Kansas City hard red winter wheat for July closed up 0.3% at $7.70 a bushel.

But the revivals came too late to help Paris wheat, which had already ended down 1.0% at E197.25 a tonne.

Traders wrestle

Soybeans proved the best performer of Chicago's big three, helped by decent US export data of 167,953 tonnes last week.

While not huge compared with levels earlier in the season, and down from 240,543 tonnes the previous week, the figure revived concerns for supplies in the US, which has sold more exports than it was expected too, and is indeed forecast to see several cancellations or deferments.

"The soybean market continues to struggle with the question of how old-crop US usage will fit within the envelope of supplies," said Anne Frick at Jefferies Bache.

CHS Hedging said: "Soybean traders continue to wrestle with the question of whether or not imports will be adequate to connect the old and new crop years in the US."

'Support held'

In fact, the "somewhat bullish" export figure "seemed to prompt a rally that pushed into buy stops", Country Futures' Darrell Holaday said, adding that technical factors played a role too.

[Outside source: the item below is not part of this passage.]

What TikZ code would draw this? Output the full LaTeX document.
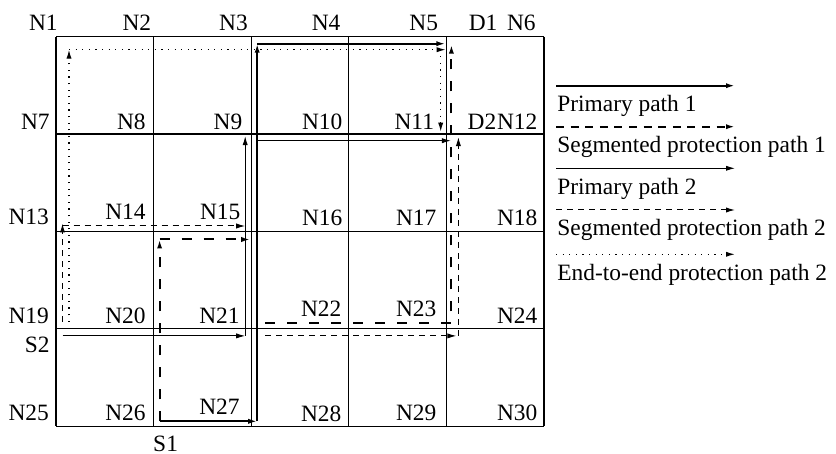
\documentclass[tikz,border=0pt]{standalone}
\usepackage{fontspec}
\setmainfont{Liberation Serif}
\usetikzlibrary{arrows.meta,calc,positioning}

\begin{document}
\begin{tikzpicture}[
    x=0.5pt, y=-0.5pt,
    font=\fontsize{11.7}{14}\selectfont,
    gridline/.style={line width=0.6pt},
    lbl/.style={anchor=base east, inner sep=0pt},
    keytext/.style={anchor=base west, inner sep=0pt},
    tip/.style={-{Latex[length=4.5pt,width=2.6pt]}},
    pripathA/.style={tip, line width=1pt},
    segpathA/.style={tip, line width=1pt, dash pattern=on 5pt off 6pt},
    pripathB/.style={tip, line width=0.5pt},
    segpathB/.style={tip, line width=0.5pt, dash pattern=on 3pt off 2.5pt},
    etepathB/.style={tip, line width=0.6pt, dash pattern=on 0.6pt off 2.7pt}
]
    \useasboundingbox (0,0) rectangle (836,454);

    % grid intersections n1..n30
    \foreach \r in {0,...,4}
        \foreach \c in {0,...,5} {
            \pgfmathtruncatemacro\k{6*\r+\c+1}
            \coordinate (n\k) at (56+97.6*\c, 36.7+97.4*\r);
        }

    % grid
    \foreach \r in {1,...,5} {
        \pgfmathtruncatemacro\a{6*(\r-1)+1}
        \pgfmathtruncatemacro\b{6*\r}
        \draw[gridline] (n\a) -- (n\b);
    }
    \foreach \c in {1,...,6} {
        \pgfmathtruncatemacro\b{24+\c}
        \draw[gridline] (n\c) -- (n\b);
    }

    % node labels
    \foreach \i/\dx/\dy in {1/2/-6, 2/-2/-6, 3/-3/-6, 4/-8/-6, 5/-8/-6, 6/-8/-6,
        7/-6/-5, 8/-7.6/-5, 9/-8.5/-5, 10/-6/-5, 11/-12/-5, 12/-6.3/-5,
        13/-6.7/-6.5, 14/-7.6/-11.5, 15/-10.5/-11.5, 16/-6/-6, 17/-9.7/-6, 18/-6.3/-6,
        19/-6.7/-5.6, 20/-7.6/-5.6, 21/-11.2/-5.6, 22/-7/-12, 23/-9.7/-12, 24/-6.3/-5.6,
        25/-6.7/-5.6, 26/-7.6/-5.6, 27/-11.2/-11.3, 28/-7/-4.6, 29/-9.7/-5.6, 30/-6.3/-5.6}
        \node[lbl] (l\i) at ($(n\i)+(\dx,\dy)$) {N\i};

    \node[inner sep=0pt, anchor=base] (s1) at ($(n26)+(12,25)$) {S1};
    \node[lbl] (s2) at ($(n19)+(-6,24)$) {S2};
    \node[keytext] (d1) at ($(n5)+(22,-6)$) {D1};
    \node[lbl] (d2) at (l12.base west) {D2};

    % primary path 1
    \draw[pripathA] ($(n26)+(6,-5)$) -- ($(n27)+(6,-5)$);
    \draw[pripathA] ($(n27)+(6,-5)$) -- ($(n3)+(6,7)$);
    \draw[pripathA] ($(n3)+(6,7)$) -- ($(n5)+(-1,7)$);

    % segmented protection path 1
    \draw[segpathA] ($(n26)+(6,-5)$) -- ($(n14)+(6,8)$);
    \draw[segpathA] ($(n14)+(6,8)$) -- ($(n15)+(-1,8)$);
    \draw[segpathA] ($(n21)+(14,-5.6)$) -- ($(n23)+(5,-5.6)$) -- ($(n5)+(5,8)$);

    % primary path 2
    \draw[pripathB] ($(n19)+(6.5,7)$) -- ($(n21)+(-6,7)$);
    \draw[pripathB] ($(n21)+(-6,7)$) -- ($(n9)+(-6,2)$);
    \draw[pripathB] ($(n9)+(6,6.6)$) -- ($(n11)+(4.5,6.6)$);

    % segmented protection path 2
    \draw[segpathB] ($(n19)+(6.5,-7)$) -- ($(n13)+(6.5,-8)$);
    \draw[segpathB] ($(n13)+(6.5,-5.5)$) -- ($(n15)+(-6,-5.5)$);
    \draw[segpathB] ($(n21)+(14,7)$) -- ($(n23)+(10,7)$);
    \draw[segpathB] ($(n23)+(12,7)$) -- ($(n11)+(12,3)$);

    % end-to-end protection path 2
    \draw[etepathB] ($(n19)+(13,-7)$) -- ($(n1)+(13,13)$);
    \draw[etepathB] ($(n1)+(13,13)$) -- ($(n5)+(-0.7,13)$);
    \draw[etepathB] ($(n5)+(-5.7,13)$) -- ($(n11)+(-5.7,-2.4)$);

    % legend
    \coordinate (k1a) at (556,85.7);  \coordinate (k1b) at (735,85.7);
    \coordinate (k2a) at (556,126.7); \coordinate (k2b) at (735,126.7);
    \coordinate (k3a) at (556,168.3); \coordinate (k3b) at (735,168.3);
    \coordinate (k4a) at (556,210);   \coordinate (k4b) at (735,210);
    \coordinate (k5a) at (556,254.3); \coordinate (k5b) at (735,254.3);
    \draw[pripathA] (k1a) -- (k1b);
    \draw[segpathA, dash pattern=on 4pt off 3.3pt] (k2a) -- (k2b);
    \draw[pripathB] (k3a) -- (k3b);
    \draw[segpathB] (k4a) -- (k4b);
    \draw[etepathB] (k5a) -- (k5b);
    \node[keytext] (t1) at ($(k1a)+(1,26)$) {Primary path 1};
    \node[keytext] (t2) at ($(k2a)+(1,26)$) {Segmented protection path 1};
    \node[keytext] (t3) at ($(k3a)+(1,26)$) {Primary path 2};
    \node[keytext] (t4) at ($(k4a)+(1,26)$) {Segmented protection path 2};
    \node[keytext] (t5) at ($(k5a)+(1,26)$) {End-to-end protection path 2};
\end{tikzpicture}
\end{document}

"The $14.60-a-bushel support held and that prompted buying," he said.

The July contract ended up 1.4% at $14.85 a bushel.

New crop November soybeans gained 1.4% to $12.38 a bushel, also gained support from a strong pace of corn plantings, which reduces the risk of growers switching to the oilseed, which can be later seeded.

Back in New York, cocoa for July added 0.4% to $2,930 a tonne, while London's July contract added 0.8% to £1,839 a tonne on gains attributed to technical factors, after contracts for a second session failed to hold for long below 100-day moving averages.